Wpis z mikrobloga

Żaden bank nie miał franków, wszystko to było oszustwo, bo bank zarabiał 3x tyle na wielokrotnym przewalutowaniu.

@sebawo: co, jak bank nie miał franków? - jak nie miał to leć ze swoimi nowościami do KNF (wszak banki musiały sfałszować sprawozdania finansowe uwzględniając w nich franki których nie miały), możesz się też ze mną podzielić rewolucyjnym sposobem jak pożyczyć złotówki po oprocentowaniu odpowiadającemu LIBOR franka.
Przychodzisz do banku i słyszysz, że Twoja zdolność kredytowa, mimo wysokich zarobków, wynosi 400 tys. zł i lipa bo potrzebujesz załóżmy 600 tys. zł. Okazuje się, że we frankach zdolność masz na 800 tys. zł. Każdy by się skusił kto miałby taki problem


@poverps: #!$%@?, jak cię nie stać na kupno to wynajmujesz! Każdy o inteligencji ameby wiedział z czym wiąże się kurs walut, więc pieprzenie, że trzeba "bankom #!$%@?ć" jest
@sebawo: @poverps:
mały cytacik z http://www.bankier.pl/wiadomosc/Czy-kredyt-we-franku-byl-zlym-wyborem-7232011.html

Decydując się na franka, można było liczyć na znacznie niższą ratę równą. Helwecka waluta kosztowała 2,24 zł, a w harmonogramie naszego kredytu pierwsza płatność opiewałaby na 1600 zł (zakładamy zerowy spread). W przypadku złotego musielibyśmy zapłacić 2246 zł.
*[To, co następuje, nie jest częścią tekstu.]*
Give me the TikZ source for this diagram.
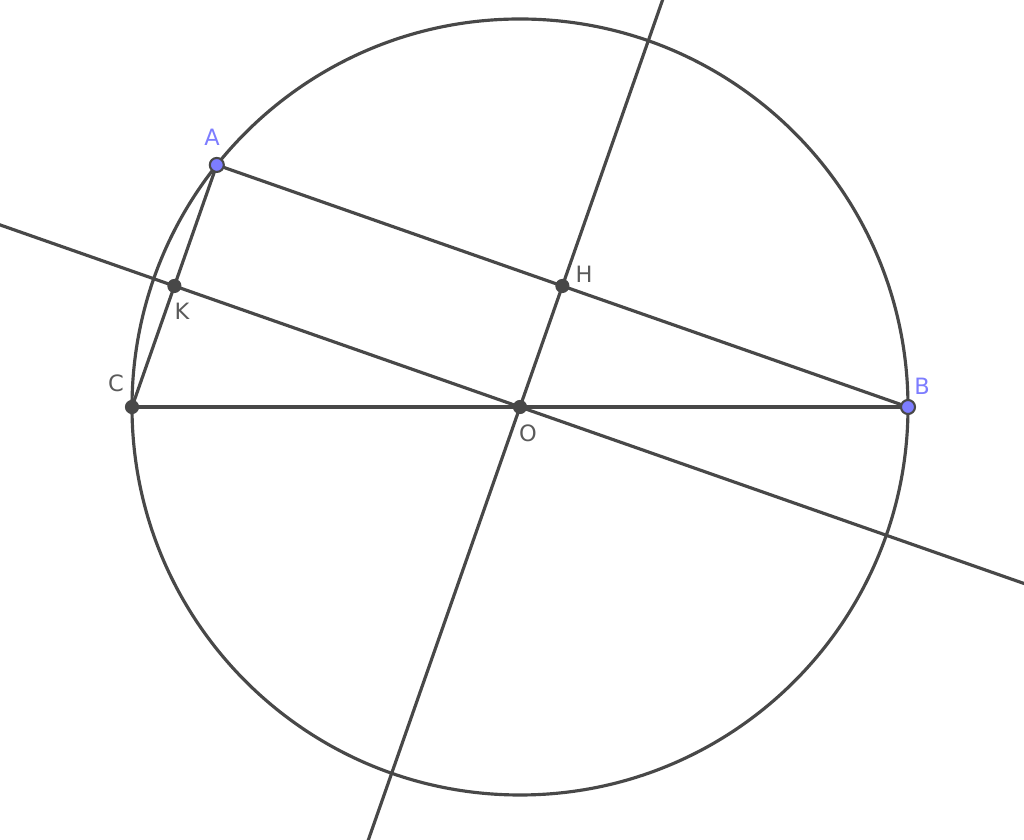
\documentclass[tikz,border=0pt]{standalone}
\usepackage{fontspec}
\setmainfont{DejaVu Sans}
\usetikzlibrary{calc}
\definecolor{ptblue}{RGB}{125,125,255}
\definecolor{linegray}{RGB}{72,72,72}
\definecolor{labgray}{RGB}{90,90,90}
\tikzset{
  geoline/.style={draw=linegray, line width=0.9pt},
  bluept/.style={circle, fill=ptblue, draw=linegray, line width=0.6pt, inner sep=0pt, minimum size=0.14cm},
  darkpt/.style={circle, fill=linegray, draw=linegray, line width=0.6pt, inner sep=0pt, minimum size=0.12cm},
  lab/.style={font=\fontsize{6.4}{7}\selectfont, inner sep=0pt, text=labgray},
}

\begin{document}
\begin{tikzpicture}
      \useasboundingbox (0, 0) rectangle (10.24, 8.40);
      \clip (0, 0) rectangle (10.24, 8.40);
      \coordinate (O) at (5.20, 4.33);
      \coordinate (A) at ($(O) + (141.4:3.88)$);
      \coordinate (B) at (9.08, 4.33);
      \coordinate (C) at (1.32, 4.33);
      \coordinate (H) at ($(A)!0.5!(B)$);
      \coordinate (K) at ($(A)!0.5!(C)$);
      \draw[geoline] (O) circle (3.88);
      \draw[geoline] (A) -- (B);
      \draw[geoline] (A) -- (C);
      \draw[geoline] (C) -- (B);
      \draw[geoline] ($(O)!-3.7!(H)$) -- ($(O)!3.5!(H)$);
      \draw[geoline] ($(O)!-1.6!(K)$) -- ($(O)!1.6!(K)$);
      \node[darkpt] (pO) at (O) {};
      \node[darkpt] (pC) at (C) {};
      \node[darkpt] (pH) at (H) {};
      \node[darkpt] (pK) at (K) {};
      \node[bluept] (pA) at (A) {};
      \node[bluept] (pB) at (B) {};
      \node[lab, text=ptblue] (lA) at (2.12, 7.03) {A};
      \node[lab, text=ptblue] (lB) at (9.22, 4.54) {B};
      \node[lab] (lC) at (1.16, 4.57) {C};
      \node[lab] (lK) at (1.82, 5.29) {K};
      \node[lab] (lH) at (5.84, 5.66) {H};
      \node[lab] (lO) at (5.28, 4.07) {O};
    \end{tikzpicture}
\end{document}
Już pomijam, że jak mi bank mówi, że mnie nie stać to nie kombinuje i nie ryzykuje (gra na walutach w długim okresie jest hazardem)
@biczplis: w tym kraju na nic Cię nie stać, bo nie odłożysz na budowę domu. Na całym świecie ludzie się budują za kredyty, ale chciwość banków widać było w usa i widać u nas po frankach. Tego nie wymyślili polacy, to wymyśliła europa dla biedaków, żeby im jeszcze więcej zabrać. Słyszał ktoś żeby niemiec brał kredyty we frankach? Albo francuz? ja nie słyszałem.